Para concluir, leamos unas palabras de Jaques Dupont: «Más que portadoras de un mensaje teológico y cristológico, más que una enseñanza que pide una transformación de nuestra manera de pensar y de obrar, las bienaventuranzas son ante todo una proclamación de felicidad. Conviene que no lo olvidemos.

Proclamación de felicidad, y no solamente promesa de felicidad. Las bienaventuranzas declaran dichosas a las personas referidas. Los pobres, o los pobres de espíritu, son dichosos; lo son efectivamente en el momento en que se les llama así. Lo que pasa es que tienen que tomar conciencia de ello. Las bienaventuranzas no son una promesa ni un deseo, sino una fórmula de felicitación.

Sin embargo, es evidente que la dicha que se proclama en el primer miembro de cada bienaventuranza no se comprende sin la promesa enunciada en el segundo. Considerada en sí misma, la situación presente de los pobres no puede llamarse dichosa.
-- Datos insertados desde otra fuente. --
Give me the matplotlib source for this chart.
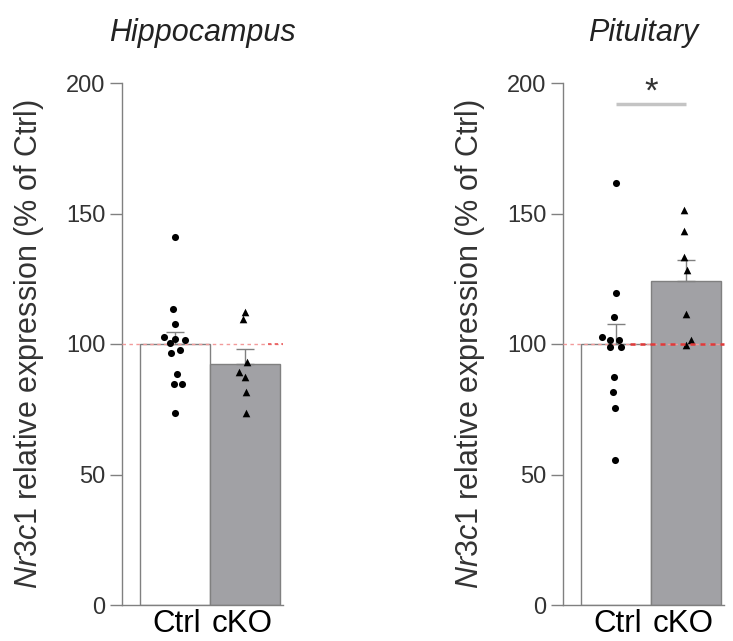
import matplotlib
matplotlib.use("Agg")
import matplotlib.pyplot as plt
import matplotlib.transforms as mtrans
import numpy as np

plt.rcParams['font.family'] = ['Liberation Sans', 'DejaVu Sans']
plt.rcParams['mathtext.fontset'] = 'custom'
plt.rcParams['mathtext.rm'] = 'Liberation Sans'
plt.rcParams['mathtext.it'] = 'Liberation Sans:italic'

# ---------------- data ----------------
groups = ["Ctrl", "cKO"]
titles = ["Hippocampus", "Pituitary"]

hip_ctrl = [141, 113.5, 107.5, 102.6, 101.8, 101.5, 100.5, 97.7, 96.4, 88.5, 84.7, 84.7, 73.7]
hip_cko = [112.4, 109.4, 93.2, 89.4, 87.5, 81.5, 73.7]
hip_means = [100, 92.3]
hip_sem = [4.6, 5.7]

pit_ctrl = [161.5, 119.4, 110.4, 102.6, 101.5, 101.5, 98.7, 98.7, 87.5, 81.5, 75.6, 55.5]
pit_cko = [151.3, 143.3, 133.4, 128.3, 111.5, 101.5, 99.6]
pit_means = [100, 124]
pit_sem = [7.6, 8.2]

yticks = [0, 50, 100, 150, 200]

# jitter offsets (layout only)
hip_ctrl_dx = [0, -0.02, 0, -0.15, 0, 0.14, -0.07, 0.08, -0.05, 0.03, -0.01, 0.10, 0]
hip_cko_dx = [0, -0.02, 0.04, -0.08, 0, 0.02, 0.02]
pit_ctrl_dx = [0, 0, -0.02, -0.2, -0.08, 0.05, -0.08, 0.07, -0.02, -0.04, -0.01, -0.01]
pit_cko_dx = [-0.02, -0.02, -0.02, 0.02, 0, 0.07, 0.01]

GRAY = '#808080'
TXT = '#333333'

fig = plt.figure(figsize=(7.33, 6.41), dpi=100)
ax_l = fig.add_axes([122/733, 36/641, 161/733, 522/641])
ax_r = fig.add_axes([563/733, 36/641, 161/733, 522/641])

panels = [
    (ax_l, titles[0], hip_ctrl, hip_cko, hip_means, hip_sem, hip_ctrl_dx, hip_cko_dx),
    (ax_r, titles[1], pit_ctrl, pit_cko, pit_means, pit_sem, pit_ctrl_dx, pit_cko_dx),
]

x = np.arange(len(groups))
for i, (ax, title, c, k, means, sem, cdx, kdx) in enumerate(panels):
    ax.bar(x, means, width=1.0, color=['white', '#a1a1a5'], edgecolor=GRAY,
           linewidth=1.0, zorder=2)
    ax.errorbar(x, means, yerr=[[0, 0], sem], fmt='none', ecolor=GRAY,
                elinewidth=1.0, capsize=6.5, capthick=1.0, zorder=3)
    ax.scatter(x[0] + np.array(cdx), c, marker='o', s=26, color='black',
               linewidths=0, zorder=4)
    ax.scatter(x[1] + np.array(kdx), k, marker='^', s=30, color='black',
               linewidths=0, zorder=4)
    ax.axhline(100, color='#f29a9a', lw=1.0, ls=(0, (2.5, 2.5)), zorder=3)

    ax.set_xlim(-0.757, 1.55)
    ax.set_ylim(0, 200)
    ax.set_yticks(yticks)
    ax.set_xticks(x)
    ax.set_xticklabels(groups, fontsize=22.5, color='black')
    ax.tick_params(axis='x', length=0, pad=3)
    ax.tick_params(axis='y', length=9, width=1.0, color=GRAY, labelsize=17,
                   labelcolor=TXT, pad=3)
    # nudge the x labels slightly toward each other
    for lab, dx in zip(ax.get_xticklabels(), [1.5, -2.5]):
        lab.set_transform(lab.get_transform() +
                          mtrans.ScaledTranslation(dx / 100, 0, fig.dpi_scale_trans))
    for s in ['top', 'right']:
        ax.spines[s].set_visible(False)
    for s in ['left', 'bottom']:
        ax.spines[s].set_color(GRAY)
        ax.spines[s].set_linewidth(1.0)
    ax.set_ylabel(r"$\it{Nr3c1}$ relative expression (% of Ctrl)", fontsize=22,
                  color=TXT)
    ax.yaxis.set_label_coords(-0.47, 0.5)
    ax.set_title(title, fontsize=22, style='italic', color='#222222', pad=30)

# stronger red reference segments
ax_l.plot([1.33, 1.55], [100, 100], color='#e85a5a', lw=1.2,
          ls=(0, (2, 2)), zorder=5, clip_on=False)
ax_r.plot([0.2, 1.55], [100, 100], color='#e03a3a', lw=1.8,
          ls=(0, (2, 2)), zorder=5, clip_on=False)

# significance bar
ax_r.plot([0, 1], [192, 192], color='#c4c4c4', lw=2.5, solid_capstyle='butt',
          clip_on=False, zorder=5)
ax_r.text(0.5, 196.5, '*', ha='center', va='center', fontsize=25, color=TXT)

fig.savefig('out.png', dpi=100, facecolor='white')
Sólo aparece como tal si se la considera en la relación que la une al porvenir. La pobreza de los pobres, o la humildad de los pobres de espíritu, es portadora de futuro, prenda de una felicidad venidera. Por eso puede ser llamada dichosa.

Apoyada en una promesa, la religión de las bienaventuranzas no puede ser más que una religión de esperanza, pero el arraigo de la promesa en una situación actual preserva a esa esperanza de la tentación de evadirse fuera de la realidad. El presente saca su sentido del porvenir, cuya promesa trae. Los apuros y las exigencias del presente son precisamente la fuente de donde brota la gozosa esperanza que transforma la existencia del creyente.

Las bienaventuranzas son “una llamada a la felicidad. Una religión de la esperanza”, concluye J. Dupont. (El Mensaje de las Bienaventuranzas).

“Nosotros somos los ricos, ustedes son adinerados”. (s. Aug.).

“Sin las bienaventuranzas no existiría el evangelio”. (J. Dupont).